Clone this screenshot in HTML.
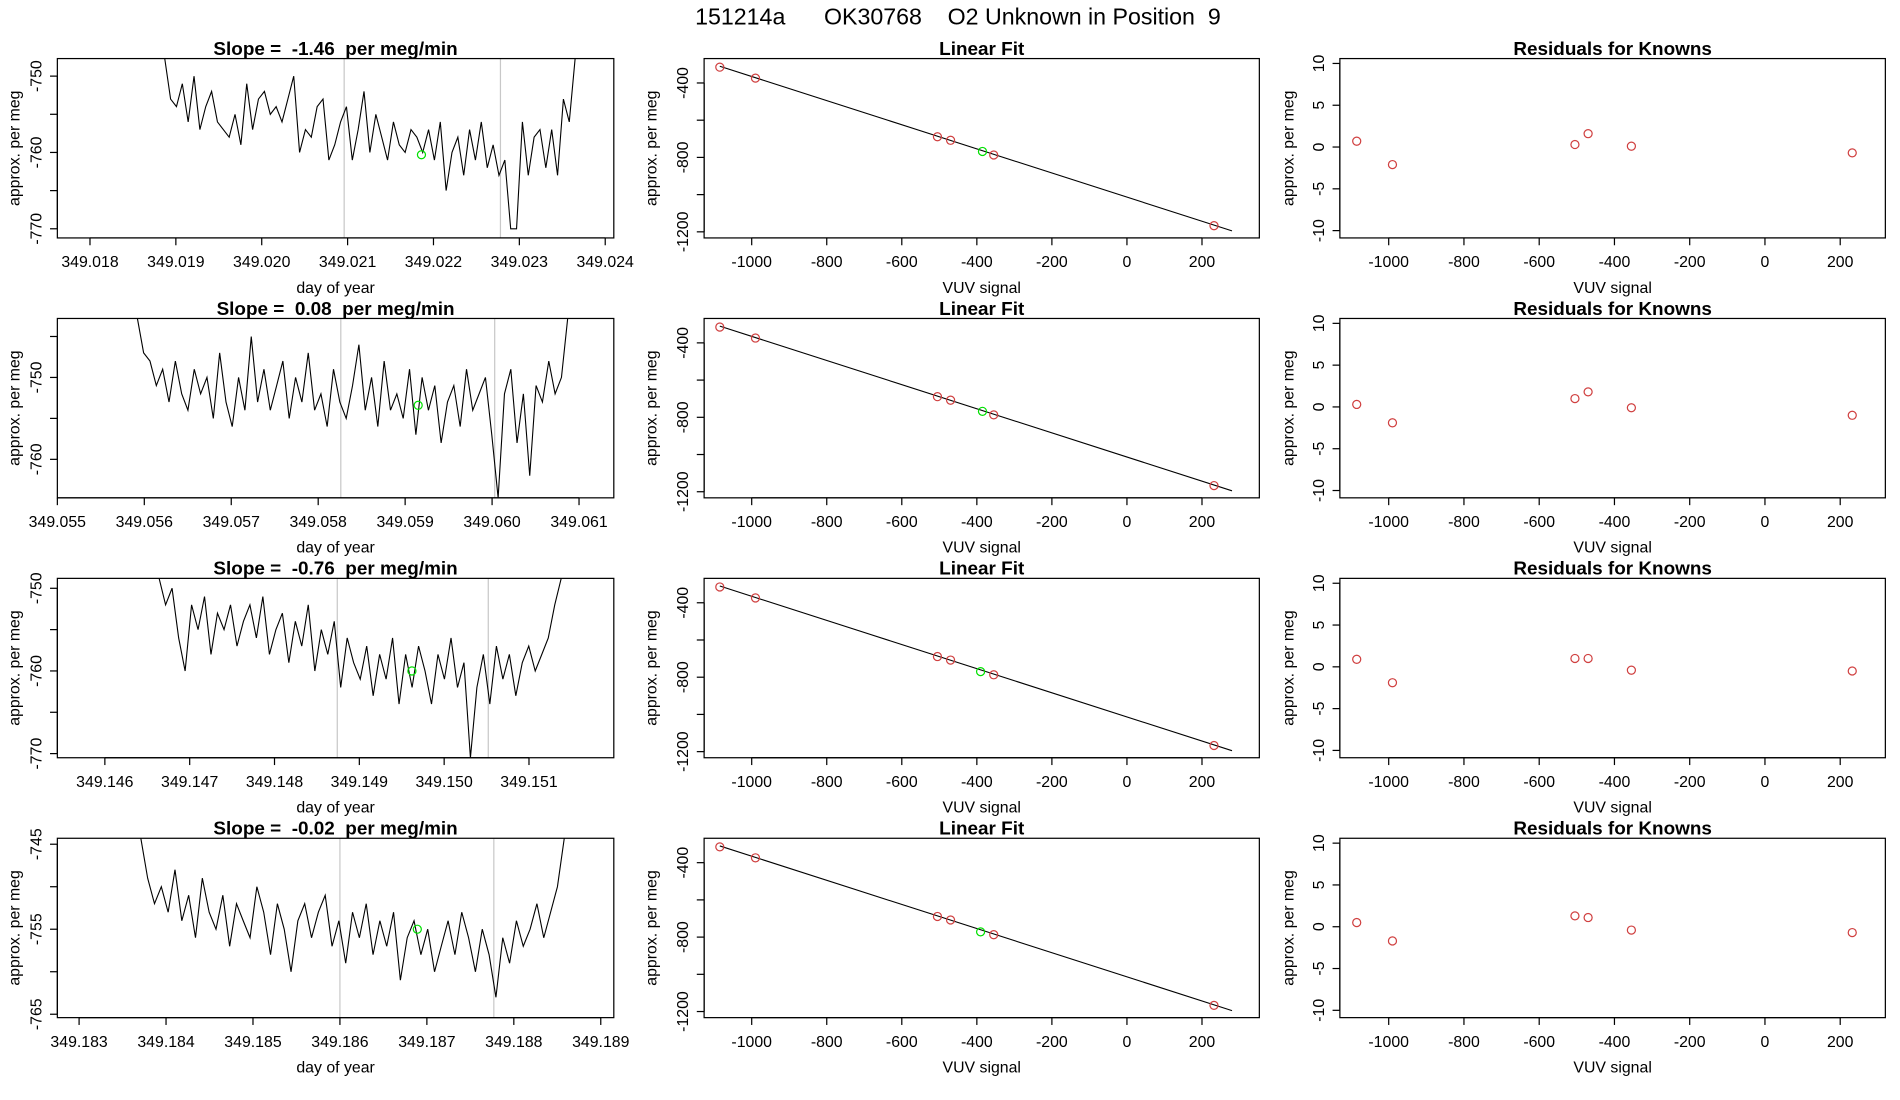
<!DOCTYPE html>
<html><head><meta charset="utf-8"><style>
html,body{margin:0;padding:0;background:#fff;}
svg{display:block;font-family:"Liberation Sans",sans-serif;}
text{white-space:pre;}
</style></head>
<body>
<svg id="fig" width="1900" height="1100" viewBox="0 0 1557 901.5" preserveAspectRatio="none" xmlns="http://www.w3.org/2000/svg">
<text x="785" y="20" font-size="19" text-anchor="middle" xml:space="preserve">151214a      OK30768    O2 Unknown in Position  9</text>
</svg>
<script>
// ---- data ----
const slopes = ["-1.46", "0.08", "-0.76", "-0.02"];
const tsStart = [349.01887, 349.05592, 349.14664, 349.18371];
const tsEnd = [349.02365, 349.06087, 349.15138, 349.18858];
const greenT = [349.02186, 349.05915, 349.14962, 349.18689];
const greenV = [-760.3, -753.4, -760, -755];
const vlines1 = [349.02096, 349.02278];
const vlines2 = [349.05826, 349.06003];
const vlines3 = [349.14874, 349.15052];
const vlines4 = [349.18600, 349.18777];
const series1 = [-745,-753,-754,-751,-756,-750,-757,-754,-752,-756,-757,-758,-755,-759,-751,-757,-753,-752,-755,-754,-756,-753,-750,-760,-757,-758,-754,-753,-761,-759,-756,-754,-761,-757,-752,-760,-755,-758,-761,-756,-759,-760,-757,-758,-760,-757,-761,-756,-765,-760,-758,-763,-757,-761,-756,-762,-759,-763,-761,-770,-770,-756,-763,-758,-757,-762,-757,-763,-753,-756,-745];
const series2 = [-742,-747,-748,-751,-749,-753,-748,-752,-754,-749,-752,-750,-755,-747,-753,-756,-750,-754,-745,-753,-749,-754,-751,-748,-755,-750,-753,-747,-754,-752,-756,-749,-753,-755,-751,-746,-754,-750,-756,-748,-754,-752,-755,-749,-757,-750,-754,-751,-758,-753,-751,-756,-749,-754,-752,-750,-757,-765,-752,-749,-758,-752,-762,-751,-753,-748,-752,-750,-742];
const series3 = [-747,-752,-750,-756,-760,-752,-755,-751,-758,-753,-755,-752,-757,-754,-752,-756,-751,-758,-755,-753,-759,-754,-757,-752,-760,-755,-758,-754,-762,-756,-759,-761,-757,-763,-758,-761,-756,-764,-758,-762,-757,-760,-764,-758,-761,-756,-762,-759,-771,-762,-758,-764,-757,-761,-758,-763,-759,-757,-760,-758,-756,-752,-747];
const series4 = [-744,-749,-752,-750,-753,-748,-754,-751,-756,-749,-753,-755,-751,-757,-752,-754,-756,-750,-753,-758,-752,-755,-760,-754,-752,-756,-753,-751,-757,-754,-759,-753,-756,-752,-758,-754,-757,-753,-761,-756,-754,-758,-755,-760,-757,-754,-758,-753,-756,-760,-755,-758,-763,-756,-759,-754,-757,-755,-752,-756,-753,-750,-744];
const xTicks1 = ["349.018","349.019","349.020","349.021","349.022","349.023","349.024"];
const xTicks2 = ["349.055","349.056","349.057","349.058","349.059","349.060","349.061"];
const xTicks3 = ["349.146","349.147","349.148","349.149","349.150","349.151"];
const xTicks4 = ["349.183","349.184","349.185","349.186","349.187","349.188","349.189"];
const yTicks1 = [-750,-755,-760,-765,-770];
const yTicks2 = [-745,-750,-755,-760];
const yTicks3 = [-750,-755,-760,-765,-770];
const yTicks4 = [-745,-750,-755,-760,-765];
const yLab1 = [-750,-760,-770];
const yLab2 = [-750,-760];
const yLab3 = [-750,-760,-770];
const yLab4 = [-745,-755,-765];
const yDom = [[-747.7,-771.2],[-742.8,-764.7],[-748.8,-770.5],[-744.3,-765.4]];
const xDom = [[349.01762,349.02410],[349.05500,349.06140],[349.14544,349.15200],[349.18275,349.18915]];
// linear fit + residuals
const knownX = [-1085,-990,-505,-470,-355,232];
const knownY = [-315,-374,-689,-708,-787,-1167];
const unkX = [-385,-385,-390,-390];
const unkY = [-768,-768,-770,-772];
const fitX = [-1085,280];
const fitY = [-310,-1195];
const resid1 = [0.7,-2.1,0.3,1.6,0.1,-0.7];
const resid2 = [0.3,-1.9,1.0,1.8,-0.1,-1.0];
const resid3 = [0.9,-1.9,1.0,1.0,-0.4,-0.5];
const resid4 = [0.5,-1.7,1.3,1.1,-0.4,-0.7];
const vuvTicks = [-1000,-800,-600,-400,-200,0,200];
const fitYTicks = [-400,-600,-800,-1000,-1200];
const fitYLab = [-400,-800,-1200];
const resTicks = [-10,-5,0,5,10];

const seriesAll=[series1,series2,series3,series4];
const xTicksAll=[xTicks1,xTicks2,xTicks3,xTicks4];
const yTicksAll=[yTicks1,yTicks2,yTicks3,yTicks4];
const yLabAll=[yLab1,yLab2,yLab3,yLab4];
const vlinesAll=[vlines1,vlines2,vlines3,vlines4];
const residAll=[resid1,resid2,resid3,resid4];

const svg=document.getElementById('fig');
const NS='http://www.w3.org/2000/svg';
function mk(tag,attrs,parent){const e=document.createElementNS(NS,tag);for(const k in attrs)e.setAttribute(k,attrs[k]);(parent||svg).appendChild(e);return e;}
function txt(s,x,y,size,anchor,parent,rot,bold){const e=mk('text',{x:x,y:y,'font-size':size,'text-anchor':anchor||'middle',fill:'#000'},parent);if(rot)e.setAttribute('transform','rotate(-90 '+x+' '+y+')');if(bold)e.setAttribute('font-weight','bold');e.textContent=s;return e;}
function lin(d0,d1,p0,p1){return v=>p0+(v-d0)*(p1-p0)/(d1-d0);}

const cols=[{l:47,r:503},{l:577,r:1032},{l:1098,r:1545}];
for(let row=0;row<4;row++){
  const top=48+row*213, bot=top+147;
  // ---- column 1 ----
  let g=mk('g',{});
  
  
  const xs=lin(xDom[row][0],xDom[row][1],cols[0].l,cols[0].r);
  const ys=lin(yDom[row][0],yDom[row][1],top,bot);
  vlinesAll[row].forEach(t=>{const e=mk('line',{x1:xs(t),x2:xs(t),y1:top,y2:bot,stroke:'#c8c8c8','stroke-width':1},g);
    });
  const s=seriesAll[row];const n=s.length;
  let d='';
  s.forEach((v,i)=>{const t=tsStart[row]+(tsEnd[row]-tsStart[row])*i/(n-1);const yy=Math.max(top,Math.min(bot,ys(v)));d+=(i?'L':'M')+xs(t).toFixed(1)+' '+yy.toFixed(1);});
  const ln=mk('path',{d:d,fill:'none',stroke:'#000','stroke-width':0.9},g);
  
  const gp=mk('circle',{cx:xs(greenT[row]),cy:ys(greenV[row]),r:3.3,fill:'none',stroke:'#00e000','stroke-width':1},g);
  
  mk('rect',{x:cols[0].l,y:top,width:cols[0].r-cols[0].l,height:bot-top,fill:'none',stroke:'#000','stroke-width':1},g);
  const xt=xTicksAll[row];
  mk('line',{x1:xs(+xt[0]),x2:xs(+xt[xt.length-1]),y1:bot,y2:bot,stroke:'#000'},g);
  xt.forEach(t=>{mk('line',{x1:xs(+t),x2:xs(+t),y1:bot,y2:bot+6,stroke:'#000'},g);
    const e=txt(t,xs(+t),bot+24,13,'middle',g);});
  const yt=yTicksAll[row];
  mk('line',{x1:cols[0].l,x2:cols[0].l,y1:ys(yt[0]),y2:ys(yt[yt.length-1]),stroke:'#000'},g);
  yt.forEach(v=>mk('line',{x1:cols[0].l-6,x2:cols[0].l,y1:ys(v),y2:ys(v),stroke:'#000'},g));
  yLabAll[row].forEach(v=>{const e=txt(String(v),cols[0].l-13,ys(v),13,'middle',g,true);});
  let e=txt('day of year',(cols[0].l+cols[0].r)/2,bot+45,13,'middle',g);
  e=txt('approx. per meg',16,(top+bot)/2,13,'middle',g,true);
  e=txt('Slope =  '+slopes[row]+'  per meg/min',(cols[0].l+cols[0].r)/2,top-3,15.5,'middle',g,false,true);
  

  // ---- column 2 ----
  g=mk('g',{});
  
  
  const x2=lin(-1000,200,616,985);
  const y2=lin(-400,-1200,top+20,top+142);
  mk('rect',{x:cols[1].l,y:top,width:cols[1].r-cols[1].l,height:bot-top,fill:'none',stroke:'#000'},g);
  const fl=mk('line',{x1:x2(fitX[0]),y1:y2(fitY[0]),x2:x2(fitX[1]),y2:y2(fitY[1]),stroke:'#000','stroke-width':0.9},g);
  
  knownX.forEach((v,i)=>{const c=mk('circle',{cx:x2(v),cy:y2(knownY[i]),r:3.3,fill:'none',stroke:'#d04040','stroke-width':1},g);
    });
  const u=mk('circle',{cx:x2(unkX[row]),cy:y2(unkY[row]),r:3.3,fill:'none',stroke:'#00e000','stroke-width':1},g);
  
  mk('line',{x1:x2(-1000),x2:x2(200),y1:bot,y2:bot,stroke:'#000'},g);
  vuvTicks.forEach(v=>{mk('line',{x1:x2(v),x2:x2(v),y1:bot,y2:bot+6,stroke:'#000'},g);
    const e=txt(String(v),x2(v),bot+24,13,'middle',g);});
  mk('line',{x1:cols[1].l,x2:cols[1].l,y1:y2(-400),y2:y2(-1200),stroke:'#000'},g);
  fitYTicks.forEach(v=>mk('line',{x1:cols[1].l-6,x2:cols[1].l,y1:y2(v),y2:y2(v),stroke:'#000'},g));
  fitYLab.forEach(v=>{const e=txt(String(v),cols[1].l-13,y2(v),13,'middle',g,true);});
  e=txt('VUV signal',(cols[1].l+cols[1].r)/2,bot+45,13,'middle',g);
  e=txt('approx. per meg',538,(top+bot)/2,13,'middle',g,true);
  e=txt('Linear Fit',(cols[1].l+cols[1].r)/2,top-3,15.5,'middle',g,false,true);

  // ---- column 3 ----
  g=mk('g',{});
  
  
  const x3=lin(-1000,200,1138,1508);
  const y3=lin(10,-10,top+4,top+141);
  mk('rect',{x:cols[2].l,y:top,width:cols[2].r-cols[2].l,height:bot-top,fill:'none',stroke:'#000'},g);
  residAll[row].forEach((v,i)=>{const c=mk('circle',{cx:x3(knownX[i]),cy:y3(v),r:3.3,fill:'none',stroke:'#d04040','stroke-width':1},g);
    });
  mk('line',{x1:x3(-1000),x2:x3(200),y1:bot,y2:bot,stroke:'#000'},g);
  vuvTicks.forEach(v=>{mk('line',{x1:x3(v),x2:x3(v),y1:bot,y2:bot+6,stroke:'#000'},g);
    const e=txt(String(v),x3(v),bot+24,13,'middle',g);});
  mk('line',{x1:cols[2].l,x2:cols[2].l,y1:y3(10),y2:y3(-10),stroke:'#000'},g);
  resTicks.forEach(v=>{mk('line',{x1:cols[2].l-6,x2:cols[2].l,y1:y3(v),y2:y3(v),stroke:'#000'},g);
    const e=txt(String(v),cols[2].l-13,y3(v),13,'middle',g,true);});
  e=txt('VUV signal',(cols[2].l+cols[2].r)/2,bot+45,13,'middle',g);
  e=txt('approx. per meg',1060,(top+bot)/2,13,'middle',g,true);
  e=txt('Residuals for Knowns',(cols[2].l+cols[2].r)/2,top-3,15.5,'middle',g,false,true);
}
</script>
</body></html>
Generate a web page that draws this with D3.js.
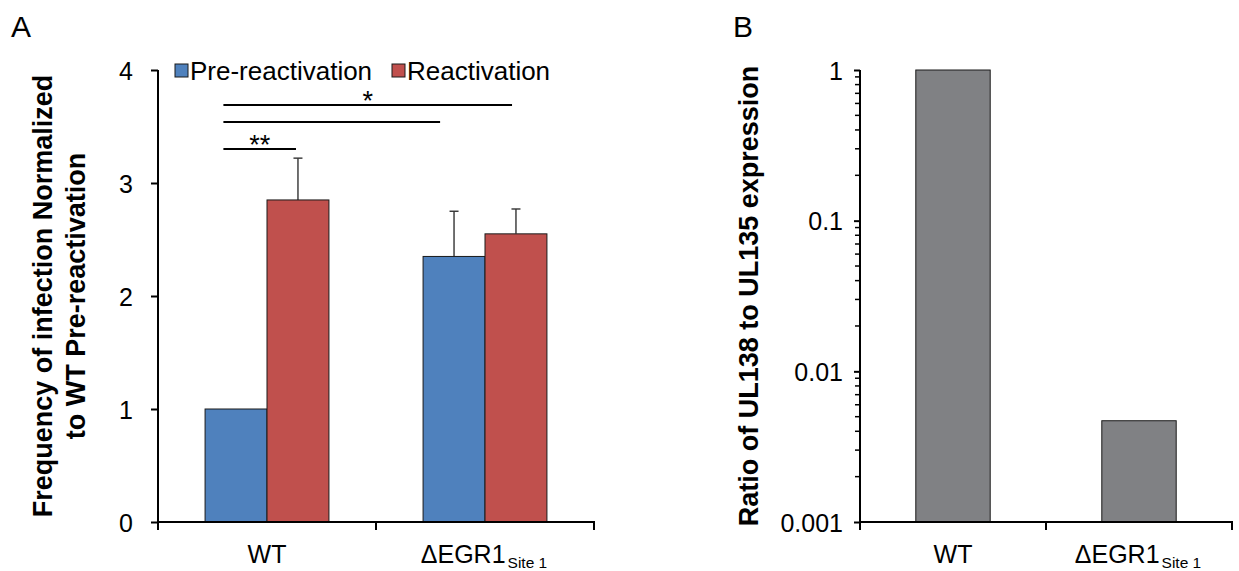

__________

Count the lines in which the string "this" appears, then report only that figure.

2